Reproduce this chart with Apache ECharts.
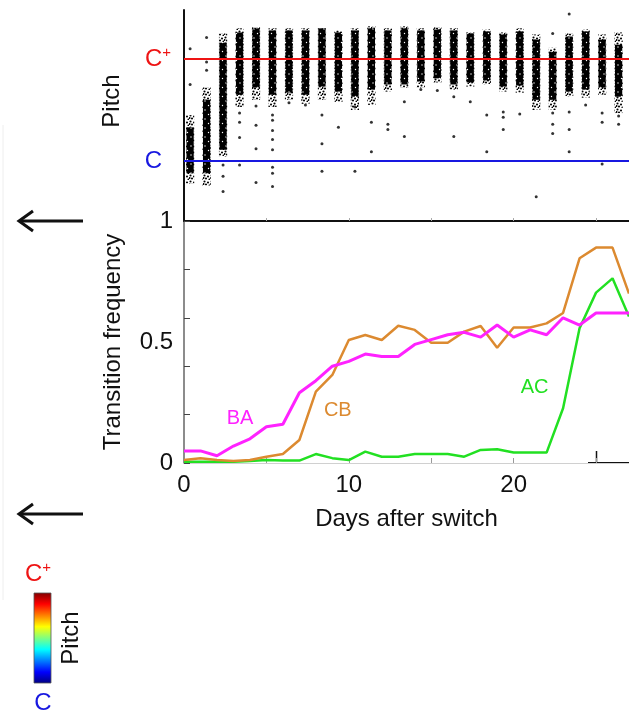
<!DOCTYPE html>
<html><head><meta charset="utf-8">
<script src="https://cdn.jsdelivr.net/npm/echarts@6/dist/echarts.min.js"></script>
<style>html,body{margin:0;padding:0;background:#fff}#c{width:629px;height:724px}</style>
</head><body><div id="c"></div>
<script>
// ---------- data ----------
const days = [0,1,2,3,4,5,6,7,8,9,10,11,12,13,14,15,16,17,18,19,20,21,22,23,24,25,26,27];
const BA = [0.05,0.05,0.03,0.07,0.10,0.15,0.16,0.29,0.34,0.40,0.42,0.45,0.44,0.44,0.49,0.51,0.53,0.54,0.52,0.57,0.52,0.55,0.53,0.60,0.57,0.62,0.62,0.62];
const CB = [0.012,0.02,0.012,0.008,0.012,0.026,0.037,0.095,0.295,0.364,0.508,0.529,0.508,0.567,0.55,0.497,0.497,0.543,0.566,0.476,0.56,0.56,0.577,0.62,0.846,0.89,0.89,0.70];
const AC = [0.005,0.005,0.005,0.005,0.008,0.012,0.01,0.01,0.037,0.02,0.012,0.047,0.026,0.026,0.037,0.037,0.037,0.026,0.054,0.057,0.043,0.043,0.043,0.226,0.557,0.704,0.763,0.605];

// pitch (C = 0, C+ = 1), one recording column per day
const pitchDays  = [0,1,2,3,4,5,6,7,8,9,10,11,12,13,14,15,16,17,18,19,20,21,22,23,24,25,26];
const spreadLow  = [-0.22,-0.24,0.04,0.53,0.60,0.53,0.60,0.56,0.60,0.58,0.50,0.55,0.68,0.72,0.72,0.77,0.70,0.73,0.75,0.68,0.67,0.50,0.50,0.63,0.62,0.65,0.47];
const spreadHigh = [0.45,0.72,1.25,1.30,1.31,1.30,1.30,1.30,1.30,1.28,1.30,1.32,1.30,1.32,1.30,1.31,1.30,1.26,1.29,1.26,1.30,1.24,1.11,1.25,1.29,1.24,1.26];
const coreLow    = [-0.12,-0.12,0.11,0.65,0.72,0.65,0.67,0.65,0.73,0.68,0.63,0.70,0.75,0.75,0.78,0.81,0.75,0.77,0.79,0.73,0.74,0.60,0.60,0.68,0.70,0.72,0.63];
const coreHigh   = [0.33,0.60,1.16,1.26,1.30,1.28,1.28,1.28,1.30,1.26,1.28,1.30,1.28,1.30,1.28,1.29,1.28,1.25,1.27,1.24,1.27,1.19,1.07,1.22,1.27,1.19,1.14];
const outliers = [
  [0,1.10],[0,0.75],[1,1.21],[1,0.97],[1,0.89],
  [2,-0.04],[2,-0.15],[2,-0.30],
  [3,0.47],[3,0.38],[3,0.23],[3,-0.04],
  [4,0.54],[4,0.35],[4,0.12],[4,-0.21],
  [5,0.45],[5,0.40],[5,0.30],[5,0.21],[5,0.11],[5,-0.06],[5,-0.12],[5,-0.25],
  [6,0.57],[7,0.55],[8,0.45],[8,0.17],[8,-0.10],[9,0.33],
  [10,0.53],[10,-0.10],[11,0.38],[11,0.09],[12,0.36],[12,0.31],
  [13,0.58],[13,0.24],[14,0.70],[15,0.69],[16,0.63],[16,0.24],[17,0.58],
  [18,0.45],[18,0.09],[19,0.48],[19,0.43],[19,0.31],[20,0.46],[21,-0.35],
  [22,1.25],[22,0.47],[22,0.36],[22,0.27],[23,1.44],[23,0.48],[23,0.31],[23,0.09],
  [24,0.55],[25,0.47],[25,0.38],[25,-0.03],[26,0.36],[26,0.44]
];
const pitchTicks = [0, 1];
const freqTicks = [0, 0.5, 1];
const dayTicks = [0, 10, 20];

// ---------- styles ----------
const FONT = 'Liberation Sans, Arial, Helvetica, sans-serif';
const RED = '#ee1414', BLUE = '#1818e0';
const MAG = '#ff22ff', ORA = '#dc8a30', GRN = '#22e022';
const COL_OFF = 0.12, COL_W = 0.5;

function makePattern(w, h, bg, dotColor, dots, r) {
  const c = document.createElement('canvas'); c.width = w; c.height = h;
  const g = c.getContext('2d');
  if (bg) { g.fillStyle = bg; g.fillRect(0, 0, w, h); }
  g.fillStyle = dotColor;
  dots.forEach(([x, y]) => { g.beginPath(); g.arc(x, y, r, 0, Math.PI * 2); g.fill(); });
  return { image: c, repeat: 'repeat' };
}
// dense core: black with a few light specks; sparse fringe: scattered dots
const densePat = makePattern(7, 9, '#000', '#fff', [[2, 2], [5.5, 6.5]], 0.7);
const sparsePat = makePattern(7, 6, null, '#000', [[1.5, 1.5], [5, 2.5], [3, 4.5], [6.5, 5.5], [0.5, 4]], 1.05);

const chart = echarts.init(document.getElementById('c'));
chart.setOption({
  animation: false,
  backgroundColor: '#fff',
  textStyle: { fontFamily: FONT },
  grid: [
    { left: 184, right: 0, top: 10, height: 211 },
    { left: 184, right: 0, top: 221, height: 242 }
  ],
  xAxis: [
    { gridIndex: 0, type: 'value', min: 0, max: 27,
      axisLine: { show: true, onZero: false, lineStyle: { color: '#111', width: 2 } },
      axisTick: { show: true, inside: true, length: 3, customValues: [5,10,15,20,25], lineStyle: { color: '#aaa' } },
      axisLabel: { show: false }, splitLine: { show: false } },
    { gridIndex: 1, type: 'value', min: 0, max: 27,
      axisLine: { show: true, onZero: false, lineStyle: { color: '#d0d0d0', width: 1 } },
      axisTick: { show: true, inside: true, length: 5, customValues: [5,10,15,20,25], lineStyle: { color: '#999' } },
      axisLabel: { customValues: dayTicks, color: '#111', fontSize: 24, margin: 10, fontFamily: FONT },
      splitLine: { show: false },
      name: 'Days after switch', nameLocation: 'middle', nameGap: 44,
      nameTextStyle: { color: '#111', fontSize: 24, fontFamily: FONT } }
  ],
  yAxis: [
    { gridIndex: 0, type: 'value', min: -0.588, max: 1.48,
      axisLine: { show: true, onZero: false, lineStyle: { color: '#111', width: 2 } },
      axisTick: { show: false }, splitLine: { show: false },
      axisLabel: { customValues: pitchTicks, margin: 13,
        formatter: v => v === 1 ? '{r|C}{rp|+}' : '{b|C}',
        rich: {
          r: { color: RED, fontSize: 24, fontFamily: FONT },
          rp: { color: RED, fontSize: 15, fontFamily: FONT, padding: [0, 0, 12, 0] },
          b: { color: BLUE, fontSize: 24, fontFamily: FONT, padding: [0, 9, 0, 0] }
        } } },
    { gridIndex: 1, type: 'value', min: 0, max: 1, interval: 0.2,
      axisLine: { show: true, onZero: false, lineStyle: { color: '#666', width: 1.5 } },
      axisTick: { show: true, inside: true, length: 6, lineStyle: { color: '#444' } },
      axisLabel: { customValues: freqTicks, color: '#111', fontSize: 24, margin: 11, fontFamily: FONT,
        formatter: v => String(v) },
      splitLine: { show: false },
      name: 'Transition frequency', nameLocation: 'middle', nameGap: 59, nameRotate: 90,
      nameTextStyle: { color: '#111', fontSize: 24, fontFamily: FONT } }
  ],
  series: [
    { type: 'custom', xAxisIndex: 0, yAxisIndex: 0, clip: true,
      data: pitchDays.map((d, i) => [d, spreadLow[i], spreadHigh[i], coreLow[i], coreHigh[i]]),
      renderItem: (params, api) => {
        const d = api.value(0);
        const x0 = api.coord([d + COL_OFF, 0])[0];
        const x1 = api.coord([d + COL_OFF + COL_W, 0])[0];
        const ys0 = api.coord([d, api.value(2)])[1], ys1 = api.coord([d, api.value(1)])[1];
        const yc0 = api.coord([d, api.value(4)])[1], yc1 = api.coord([d, api.value(3)])[1];
        return { type: 'group', children: [
          { type: 'rect', shape: { x: x0, y: ys0, width: x1 - x0, height: ys1 - ys0 }, style: { fill: sparsePat } },
          { type: 'rect', shape: { x: x0 + 0.5, y: yc0, width: x1 - x0 - 1, height: yc1 - yc0 }, style: { fill: densePat } }
        ] };
      } },
    { type: 'scatter', xAxisIndex: 0, yAxisIndex: 0, symbolSize: 3,
      itemStyle: { color: '#000' },
      data: outliers.map(([d, p]) => [d + COL_OFF + COL_W / 2, p]),
      markLine: { silent: true, symbol: 'none', label: { show: false }, animation: false,
        lineStyle: { type: 'solid', width: 2 },
        data: [ { yAxis: 1, lineStyle: { color: RED, type: 'solid', width: 2 } },
                { yAxis: 0, lineStyle: { color: BLUE, type: 'solid', width: 2 } } ] } },
    { name: 'AC', type: 'line', xAxisIndex: 1, yAxisIndex: 1, showSymbol: false, symbol: 'none',
      lineStyle: { color: GRN, width: 2.5 }, data: days.map((d, i) => [d, AC[i]]),
      markPoint: { symbolSize: 0, data: [{ coord: [21.27, 0.314], name: 'AC' }],
        label: { show: true, formatter: 'AC', color: GRN, fontSize: 20, fontFamily: FONT } } },
    { name: 'CB', type: 'line', xAxisIndex: 1, yAxisIndex: 1, showSymbol: false, symbol: 'none',
      lineStyle: { color: ORA, width: 2.5 }, data: days.map((d, i) => [d, CB[i]]),
      markPoint: { symbolSize: 0, data: [{ coord: [9.33, 0.219], name: 'CB' }],
        label: { show: true, formatter: 'CB', color: ORA, fontSize: 20, fontFamily: FONT } } },
    { name: 'BA', type: 'line', xAxisIndex: 1, yAxisIndex: 1, showSymbol: false, symbol: 'none',
      lineStyle: { color: MAG, width: 3 }, data: days.map((d, i) => [d, BA[i]]),
      markPoint: { symbolSize: 0, data: [{ coord: [3.4, 0.186], name: 'BA' }],
        label: { show: true, formatter: 'BA', color: MAG, fontSize: 20, fontFamily: FONT } } }
  ],
  graphic: [
    { type: 'text', x: 112, y: 101, rotation: Math.PI / 2,
      style: { text: 'Pitch', fill: '#111', font: '24px ' + FONT, align: 'center', verticalAlign: 'middle' } },
    // arrows
    { type: 'line', shape: { x1: 20, y1: 221, x2: 83, y2: 221 }, style: { stroke: '#111', lineWidth: 3 } },
    { type: 'polyline', shape: { points: [[33, 211], [19, 221], [33, 231]] }, style: { stroke: '#111', lineWidth: 3, fill: null } },
    { type: 'line', shape: { x1: 20, y1: 514, x2: 83, y2: 514 }, style: { stroke: '#111', lineWidth: 3 } },
    { type: 'polyline', shape: { points: [[33, 504], [19, 514], [33, 524]] }, style: { stroke: '#111', lineWidth: 3, fill: null } },
    // faint panel edge
    { type: 'line', shape: { x1: 3, y1: 125, x2: 3, y2: 600 }, style: { stroke: '#eeeeee', lineWidth: 1 } },
    // black segment at bottom right
    { type: 'line', shape: { x1: 588, y1: 463, x2: 629, y2: 463 }, style: { stroke: '#111', lineWidth: 2 } },
    { type: 'line', shape: { x1: 596.5, y1: 451, x2: 596.5, y2: 463 }, style: { stroke: '#111', lineWidth: 1.5 } },
    // colour bar
    { type: 'rect', shape: { x: 34, y: 593, width: 17, height: 90 },
      style: { stroke: '#555', lineWidth: 0.8,
        fill: new echarts.graphic.LinearGradient(0, 0, 0, 1, [
          { offset: 0, color: '#800000' }, { offset: 0.125, color: '#ff0000' },
          { offset: 0.375, color: '#ffff00' }, { offset: 0.5, color: '#80ff80' },
          { offset: 0.625, color: '#00ffff' }, { offset: 0.875, color: '#0000ff' },
          { offset: 1, color: '#000080' } ]) } },
    { type: 'text', x: 38, y: 574, style: { text: '{a|C}{b|+}', align: 'center', verticalAlign: 'middle',
        rich: { a: { fill: RED, fontSize: 24, fontFamily: FONT }, b: { fill: RED, fontSize: 15, fontFamily: FONT, padding: [0,0,12,0] } } } },
    { type: 'text', x: 43, y: 703, style: { text: 'C', fill: BLUE, font: '24px ' + FONT, align: 'center', verticalAlign: 'middle' } },
    { type: 'text', x: 71, y: 638, rotation: Math.PI / 2,
      style: { text: 'Pitch', fill: '#111', font: '24px ' + FONT, align: 'center', verticalAlign: 'middle' } }
  ]
});
</script></body></html>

* _Task_: Work out how many lines of the data above hold the word "with", and write only the count.

* _Result for this task_: 2